Improving the Australian Working Holiday Visa

Earlier this year, news about the muru-D startup graduate, Disrupt was making its rounds due to one of their business partners being deported for not fulfilling a visa obligation. I won’t rehash what happened here, and instead urge you to read the original LinkedIn post posted by the founder.

I am very familiar with the visa programs that Chris is on which is the working holiday programs. These are essentially bilateral agreements between two countries allowing young people under 30 to live and work under certain conditions. These agreements are generally for the short-term, since your main reason to work is to supplement income while you travel in and around these regions.

As an Australian, I’ve had the opportunity to work in the UK and in Canada under these bilateral agreements. While the UK tightened its policies when I was living there (I was planning to go to Tier 2 but I was not successful), Canada currently has a very good process. You can graduate from the Canadian working holiday program and into the pool for an invitation for permanent residency in as little as a year.

Australia needs an overhaul

The Australian working holiday visa agreement (subclass 417) has some lessons to learn from Canada’s International Experience Canada visa and the UK’s Tier 5 Youth Mobility Scheme visa.


The current limitations are as follows:

1. Only being able to live for up to 12 months.

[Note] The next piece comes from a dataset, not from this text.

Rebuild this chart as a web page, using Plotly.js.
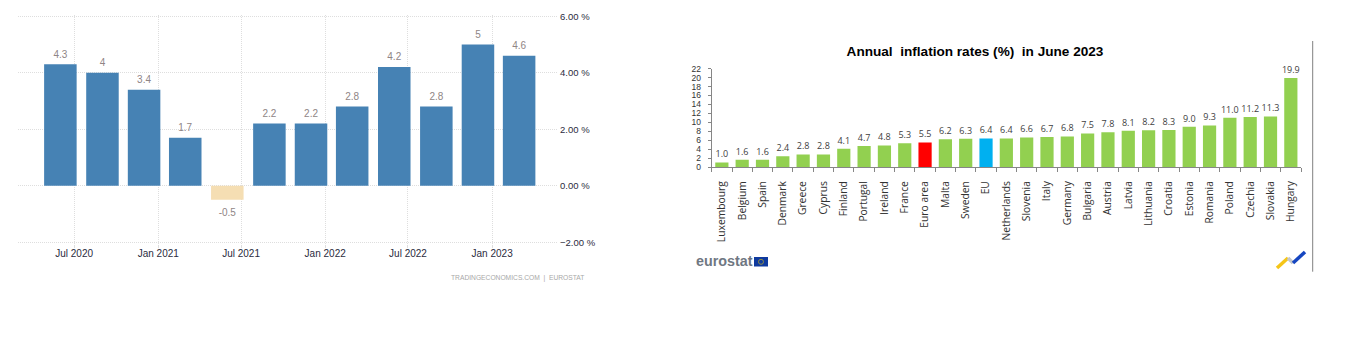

2. Only being able to work for up to 6 months.

3. For the first visa, only being able to apply while outside of Australia.

4. For the second visa (to apply upon the completion of the first), only being able to apply after completing three months of specified work in regional Australia.

Here’s my proposal – a two-year working holiday visa

Australia should match both the UK and Canada in its working holiday visa conditions. That means an open-work permit to live and work in the country 2 years.

Australia should have an ‘applicant stream’ available to graduate into another visa class should one decide to live and work in the country for longer. The visa class can either be a longer option that is still temporary but can lead to permanent residency. Or it can be a direct stream into a permanent residency application.

I agree with the motivation behind doing three months of specified work in regional Australia. I lived in and grew up in regional Australia. I believe this requirement should instead be optional. However, applicants that do meet this requirement should be rewarded with additional ‘visa points’ if they decide to graduate into another visa class in Australia.

What’s in it for candidates and Australian businesses?

Businesses have the opportunity to tap into a more global talent pool. They can do this without having to touch the red tape associated with the standard visa sponsorship pathways.

One of the red tape that I have in mind is businesses sponsoring a worker under the Temporary Work (Skilled) subclass 457 visa. Earlier, I was posting a comment to an Australian-based recruiter and also to a job-seeker about a post concerning sponsoring a potential candidate.

This visa subclass provides candidates the freedom of working for that business for up to four years. Which is great. However, the burden of proof is either on the candidate to convince a business to sponsor them or on the candidate to completely follow through with the sponsorship path from start to finish.

If a candidate decides to forego the sponsorship opportunity, or if the business payoff to sponsor ended up being disappointing, then the business will probably be less inclined to consider future sponsorship opportunities with others.

The benefit of a two-year working holiday visa, already available in Canada and the UK, is that it opens up the doors for young, emerging talent in the countries that have these bilateral agreements to work for Australian businesses.

Instead of being restricted to 12 months, I propose that young people should instead have 2 years to build up their global and professional skill while contributing to the Australian economy. It will also give them the opportunity to travel in and around Australia, New Zealand and the nearby Asia-Pacific regions.

The Australian Government to review the Working Holiday Visa program

Recently, the Australian Government issued out a call of submissions to stakeholders in regards to this visa program. You can read all the submissions here from a variety of companies such as Fragomen, Cotton Australia, YHA and the NSW Business Chambers.  Free text comments from other individuals, organizations and businesses can be read here. The submissions must also address the issue of exploitation and protections for vulnerable workers. The submissions also address a 2015-2016 Budget proposal in regards to changing in the tax status for those under this arrangement.